When Justin Trudeau comes to Toronto in June, he’ll do something that no Canadian prime minister has ever done — march in a Pride parade.
And then he’ll do it again in Vancouver, and one more time in Montreal.
Though Trudeau has marched in many Pride parades before, he understands that this year will be different.
“We recognize that it’s not just me going to the parade yet again,” he says. “The community and Canadians put in place a prime minister who understood how important it is to attend Pride. And that’s something to celebrate — it’s a milestone.”
Ahead of his history-making marches, Trudeau sat down for a 20-minute, one-on-one interview with Daily Xtra to talk about LGBT issues facing the federal government.
Trudeau says that every year that he’s gone to a Pride celebration, at least one journalist will ask if Pride is still relevant and why everyone still makes such a big deal out of it.

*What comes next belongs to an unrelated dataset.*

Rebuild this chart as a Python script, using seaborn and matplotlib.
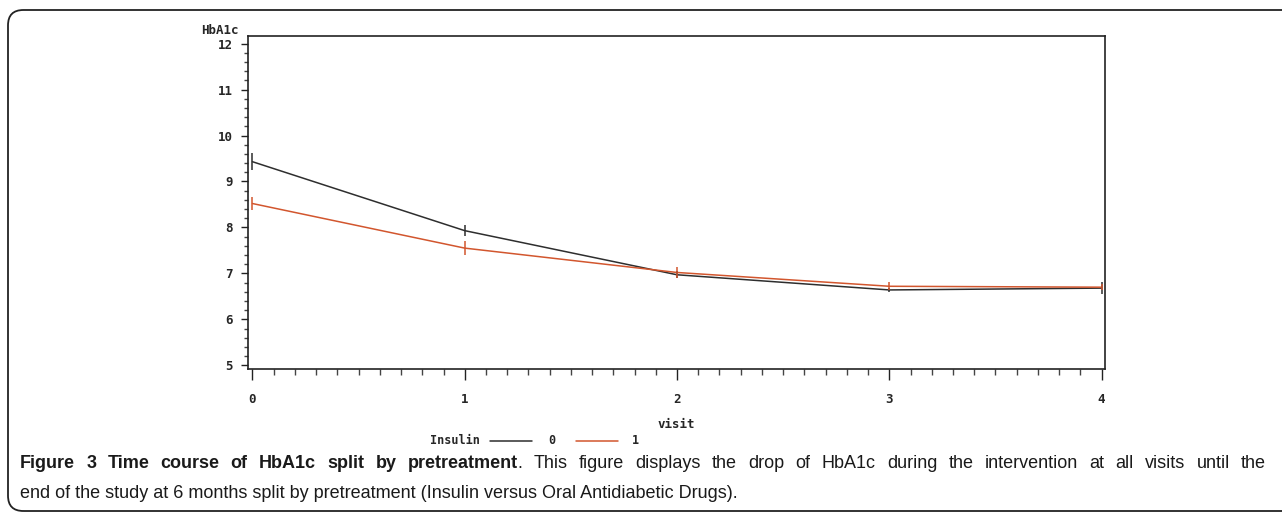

And so why exactly does it still matter?
“Well, Orlando is one example,” Trudeau says. “The situation around the world where people look at Toronto Pride or Prides across the country and say, oh my god, wouldn’t it be wonderful if our country was like that.”
Trudeau won’t be the first sitting world leader to march in a Pride — that honour goes to former Danish PM Helle Thorning-Schmidt, who marched in 2012. But Trudeau’s participation is meant to signal a new relationship between the federal government and LGBT Canadians after a frosty decade of Conservative rule.
And certainly, the tone from Ottawa has shifted.
In 2016, he raised the Pride flag at Parliament Hill for the first time ever.
His government wholeheartedly embraced a trans rights bill that for years had languished in Parliament, though whether it will be approved by the Senate is still an open question.
And his decision to march at Pride speaks to the broader vision of Canada that he articulates — an open, progressive country where all citizens are accepted.
“I think just understanding that this is a trend line we’re on, that we still have more work to do,” he says. “But I think if the legacy is us anchoring Canada as a place of openness and respect and defence of everyone’s rights, then that’ll be a good one.”
But on many issues, some LGBT Canadians are already expressing their disappointment with the pace of change. Whether it’s the blood ban, LGBT refugees, relationships with homophobic countries or apologies for past wrongs perpetrated by the Canadian state, many people are insisting that Trudeau take more notice.
Over the next few days, Daily Xtra will be publishing more stories from our interview with the prime minister that touches on those and other topics.
So what does Justin Trudeau want his legacy on LGBT issues to be?
“To get it to the point when we have an LGBT prime minister and nobody notices,” he says.